#### [TASK GOAL]
Transcribe the listing that follows in full, omitting pictures.

***

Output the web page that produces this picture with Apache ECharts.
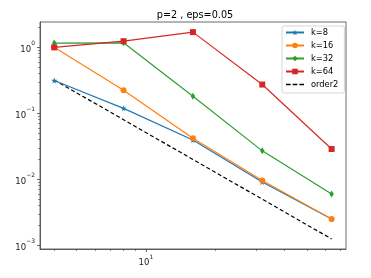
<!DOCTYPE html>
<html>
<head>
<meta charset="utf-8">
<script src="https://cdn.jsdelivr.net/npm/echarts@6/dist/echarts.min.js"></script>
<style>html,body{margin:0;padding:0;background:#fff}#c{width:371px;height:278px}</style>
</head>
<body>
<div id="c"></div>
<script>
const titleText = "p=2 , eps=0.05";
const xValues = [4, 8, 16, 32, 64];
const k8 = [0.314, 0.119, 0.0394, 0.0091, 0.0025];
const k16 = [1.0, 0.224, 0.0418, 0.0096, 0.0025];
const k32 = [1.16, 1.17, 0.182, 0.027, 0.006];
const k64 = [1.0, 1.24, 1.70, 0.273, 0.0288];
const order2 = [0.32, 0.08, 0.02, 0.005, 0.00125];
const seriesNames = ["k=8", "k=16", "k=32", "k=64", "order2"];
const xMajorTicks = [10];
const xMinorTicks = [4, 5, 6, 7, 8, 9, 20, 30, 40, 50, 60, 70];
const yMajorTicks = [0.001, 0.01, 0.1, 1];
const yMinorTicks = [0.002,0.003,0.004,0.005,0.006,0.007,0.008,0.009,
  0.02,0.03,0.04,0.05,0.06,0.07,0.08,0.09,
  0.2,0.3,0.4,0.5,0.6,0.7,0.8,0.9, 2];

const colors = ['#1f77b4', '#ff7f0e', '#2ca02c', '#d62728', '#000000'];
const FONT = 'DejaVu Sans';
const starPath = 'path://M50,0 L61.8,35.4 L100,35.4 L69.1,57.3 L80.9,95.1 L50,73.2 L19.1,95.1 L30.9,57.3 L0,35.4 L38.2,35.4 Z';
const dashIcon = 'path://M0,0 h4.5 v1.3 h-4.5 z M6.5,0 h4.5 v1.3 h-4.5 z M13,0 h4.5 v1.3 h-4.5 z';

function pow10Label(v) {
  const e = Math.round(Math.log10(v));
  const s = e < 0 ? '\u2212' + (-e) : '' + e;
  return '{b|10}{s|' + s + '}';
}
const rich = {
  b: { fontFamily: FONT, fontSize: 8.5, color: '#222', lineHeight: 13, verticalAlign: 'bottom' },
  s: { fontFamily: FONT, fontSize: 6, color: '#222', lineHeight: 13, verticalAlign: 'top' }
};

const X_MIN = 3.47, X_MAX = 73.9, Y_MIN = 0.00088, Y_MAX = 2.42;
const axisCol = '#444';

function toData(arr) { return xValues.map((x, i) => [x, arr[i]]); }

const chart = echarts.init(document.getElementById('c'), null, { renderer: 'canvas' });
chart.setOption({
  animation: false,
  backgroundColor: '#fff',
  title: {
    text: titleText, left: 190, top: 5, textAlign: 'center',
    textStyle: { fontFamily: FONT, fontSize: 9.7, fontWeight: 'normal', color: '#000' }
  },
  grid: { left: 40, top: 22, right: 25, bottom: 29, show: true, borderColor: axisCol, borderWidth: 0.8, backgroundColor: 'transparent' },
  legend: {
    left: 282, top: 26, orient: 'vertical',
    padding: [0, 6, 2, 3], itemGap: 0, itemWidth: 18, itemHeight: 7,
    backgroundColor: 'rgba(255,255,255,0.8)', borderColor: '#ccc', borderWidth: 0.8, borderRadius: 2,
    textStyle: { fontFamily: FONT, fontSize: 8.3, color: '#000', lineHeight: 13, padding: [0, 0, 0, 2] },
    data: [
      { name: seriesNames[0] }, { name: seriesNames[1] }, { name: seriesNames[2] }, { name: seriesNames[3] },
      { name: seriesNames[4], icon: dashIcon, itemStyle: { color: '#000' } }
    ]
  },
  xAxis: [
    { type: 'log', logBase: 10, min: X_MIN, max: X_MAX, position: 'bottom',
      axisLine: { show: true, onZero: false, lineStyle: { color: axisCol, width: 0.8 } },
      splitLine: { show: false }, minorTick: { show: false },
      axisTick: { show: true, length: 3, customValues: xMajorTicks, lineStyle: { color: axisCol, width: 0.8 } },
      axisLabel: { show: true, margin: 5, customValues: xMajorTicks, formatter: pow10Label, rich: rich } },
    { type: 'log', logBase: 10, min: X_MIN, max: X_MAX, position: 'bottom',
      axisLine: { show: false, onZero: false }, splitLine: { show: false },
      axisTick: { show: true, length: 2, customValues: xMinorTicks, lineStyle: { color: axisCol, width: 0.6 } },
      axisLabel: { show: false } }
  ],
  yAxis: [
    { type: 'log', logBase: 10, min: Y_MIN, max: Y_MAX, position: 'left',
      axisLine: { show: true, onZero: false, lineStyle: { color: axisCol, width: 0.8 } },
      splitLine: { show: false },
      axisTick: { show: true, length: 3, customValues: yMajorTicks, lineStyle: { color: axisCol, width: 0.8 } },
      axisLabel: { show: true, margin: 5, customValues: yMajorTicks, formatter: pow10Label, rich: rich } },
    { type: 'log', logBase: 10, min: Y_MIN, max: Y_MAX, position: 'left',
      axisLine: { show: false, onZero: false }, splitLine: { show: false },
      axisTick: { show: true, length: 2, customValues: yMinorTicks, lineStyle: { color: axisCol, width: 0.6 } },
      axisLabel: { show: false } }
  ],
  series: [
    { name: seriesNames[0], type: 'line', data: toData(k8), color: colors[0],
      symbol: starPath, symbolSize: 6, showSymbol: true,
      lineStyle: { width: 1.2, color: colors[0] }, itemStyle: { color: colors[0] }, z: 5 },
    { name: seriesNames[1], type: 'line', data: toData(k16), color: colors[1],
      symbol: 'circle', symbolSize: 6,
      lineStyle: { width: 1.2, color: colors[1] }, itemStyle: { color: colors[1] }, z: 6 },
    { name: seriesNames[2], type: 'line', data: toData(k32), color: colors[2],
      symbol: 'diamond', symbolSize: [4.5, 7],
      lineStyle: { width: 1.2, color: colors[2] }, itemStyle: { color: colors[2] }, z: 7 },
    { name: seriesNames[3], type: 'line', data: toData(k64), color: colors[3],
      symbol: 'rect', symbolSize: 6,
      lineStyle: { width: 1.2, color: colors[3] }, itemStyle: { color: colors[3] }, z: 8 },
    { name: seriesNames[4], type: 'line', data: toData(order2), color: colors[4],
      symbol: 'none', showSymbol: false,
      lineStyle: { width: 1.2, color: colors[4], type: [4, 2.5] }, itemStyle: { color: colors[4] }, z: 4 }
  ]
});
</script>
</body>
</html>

***

#### [SOLUTION]
Output the web page that produces this picture with Apache ECharts.
<!DOCTYPE html>
<html>
<head>
<meta charset="utf-8">
<script src="https://cdn.jsdelivr.net/npm/echarts@6/dist/echarts.min.js"></script>
<style>html,body{margin:0;padding:0;background:#fff}#c{width:371px;height:278px}</style>
</head>
<body>
<div id="c"></div>
<script>
const titleText = "p=2 , eps=0.05";
const xValues = [4, 8, 16, 32, 64];
const k8 = [0.314, 0.119, 0.0394, 0.0091, 0.0025];
const k16 = [1.0, 0.224, 0.0418, 0.0096, 0.0025];
const k32 = [1.16, 1.17, 0.182, 0.027, 0.006];
const k64 = [1.0, 1.24, 1.70, 0.273, 0.0288];
const order2 = [0.32, 0.08, 0.02, 0.005, 0.00125];
const seriesNames = ["k=8", "k=16", "k=32", "k=64", "order2"];
const xMajorTicks = [10];
const xMinorTicks = [4, 5, 6, 7, 8, 9, 20, 30, 40, 50, 60, 70];
const yMajorTicks = [0.001, 0.01, 0.1, 1];
const yMinorTicks = [0.002,0.003,0.004,0.005,0.006,0.007,0.008,0.009,
  0.02,0.03,0.04,0.05,0.06,0.07,0.08,0.09,
  0.2,0.3,0.4,0.5,0.6,0.7,0.8,0.9, 2];

const colors = ['#1f77b4', '#ff7f0e', '#2ca02c', '#d62728', '#000000'];
const FONT = 'DejaVu Sans';
const starPath = 'path://M50,0 L61.8,35.4 L100,35.4 L69.1,57.3 L80.9,95.1 L50,73.2 L19.1,95.1 L30.9,57.3 L0,35.4 L38.2,35.4 Z';
const dashIcon = 'path://M0,0 h4.5 v1.3 h-4.5 z M6.5,0 h4.5 v1.3 h-4.5 z M13,0 h4.5 v1.3 h-4.5 z';

function pow10Label(v) {
  const e = Math.round(Math.log10(v));
  const s = e < 0 ? '\u2212' + (-e) : '' + e;
  return '{b|10}{s|' + s + '}';
}
const rich = {
  b: { fontFamily: FONT, fontSize: 8.5, color: '#222', lineHeight: 13, verticalAlign: 'bottom' },
  s: { fontFamily: FONT, fontSize: 6, color: '#222', lineHeight: 13, verticalAlign: 'top' }
};

const X_MIN = 3.47, X_MAX = 73.9, Y_MIN = 0.00088, Y_MAX = 2.42;
const axisCol = '#444';

function toData(arr) { return xValues.map((x, i) => [x, arr[i]]); }

const chart = echarts.init(document.getElementById('c'), null, { renderer: 'canvas' });
chart.setOption({
  animation: false,
  backgroundColor: '#fff',
  title: {
    text: titleText, left: 190, top: 5, textAlign: 'center',
    textStyle: { fontFamily: FONT, fontSize: 9.7, fontWeight: 'normal', color: '#000' }
  },
  grid: { left: 40, top: 22, right: 25, bottom: 29, show: true, borderColor: axisCol, borderWidth: 0.8, backgroundColor: 'transparent' },
  legend: {
    left: 282, top: 26, orient: 'vertical',
    padding: [0, 6, 2, 3], itemGap: 0, itemWidth: 18, itemHeight: 7,
    backgroundColor: 'rgba(255,255,255,0.8)', borderColor: '#ccc', borderWidth: 0.8, borderRadius: 2,
    textStyle: { fontFamily: FONT, fontSize: 8.3, color: '#000', lineHeight: 13, padding: [0, 0, 0, 2] },
    data: [
      { name: seriesNames[0] }, { name: seriesNames[1] }, { name: seriesNames[2] }, { name: seriesNames[3] },
      { name: seriesNames[4], icon: dashIcon, itemStyle: { color: '#000' } }
    ]
  },
  xAxis: [
    { type: 'log', logBase: 10, min: X_MIN, max: X_MAX, position: 'bottom',
      axisLine: { show: true, onZero: false, lineStyle: { color: axisCol, width: 0.8 } },
      splitLine: { show: false }, minorTick: { show: false },
      axisTick: { show: true, length: 3, customValues: xMajorTicks, lineStyle: { color: axisCol, width: 0.8 } },
      axisLabel: { show: true, margin: 5, customValues: xMajorTicks, formatter: pow10Label, rich: rich } },
    { type: 'log', logBase: 10, min: X_MIN, max: X_MAX, position: 'bottom',
      axisLine: { show: false, onZero: false }, splitLine: { show: false },
      axisTick: { show: true, length: 2, customValues: xMinorTicks, lineStyle: { color: axisCol, width: 0.6 } },
      axisLabel: { show: false } }
  ],
  yAxis: [
    { type: 'log', logBase: 10, min: Y_MIN, max: Y_MAX, position: 'left',
      axisLine: { show: true, onZero: false, lineStyle: { color: axisCol, width: 0.8 } },
      splitLine: { show: false },
      axisTick: { show: true, length: 3, customValues: yMajorTicks, lineStyle: { color: axisCol, width: 0.8 } },
      axisLabel: { show: true, margin: 5, customValues: yMajorTicks, formatter: pow10Label, rich: rich } },
    { type: 'log', logBase: 10, min: Y_MIN, max: Y_MAX, position: 'left',
      axisLine: { show: false, onZero: false }, splitLine: { show: false },
      axisTick: { show: true, length: 2, customValues: yMinorTicks, lineStyle: { color: axisCol, width: 0.6 } },
      axisLabel: { show: false } }
  ],
  series: [
    { name: seriesNames[0], type: 'line', data: toData(k8), color: colors[0],
      symbol: starPath, symbolSize: 6, showSymbol: true,
      lineStyle: { width: 1.2, color: colors[0] }, itemStyle: { color: colors[0] }, z: 5 },
    { name: seriesNames[1], type: 'line', data: toData(k16), color: colors[1],
      symbol: 'circle', symbolSize: 6,
      lineStyle: { width: 1.2, color: colors[1] }, itemStyle: { color: colors[1] }, z: 6 },
    { name: seriesNames[2], type: 'line', data: toData(k32), color: colors[2],
      symbol: 'diamond', symbolSize: [4.5, 7],
      lineStyle: { width: 1.2, color: colors[2] }, itemStyle: { color: colors[2] }, z: 7 },
    { name: seriesNames[3], type: 'line', data: toData(k64), color: colors[3],
      symbol: 'rect', symbolSize: 6,
      lineStyle: { width: 1.2, color: colors[3] }, itemStyle: { color: colors[3] }, z: 8 },
    { name: seriesNames[4], type: 'line', data: toData(order2), color: colors[4],
      symbol: 'none', showSymbol: false,
      lineStyle: { width: 1.2, color: colors[4], type: [4, 2.5] }, itemStyle: { color: colors[4] }, z: 4 }
  ]
});
</script>
</body>
</html>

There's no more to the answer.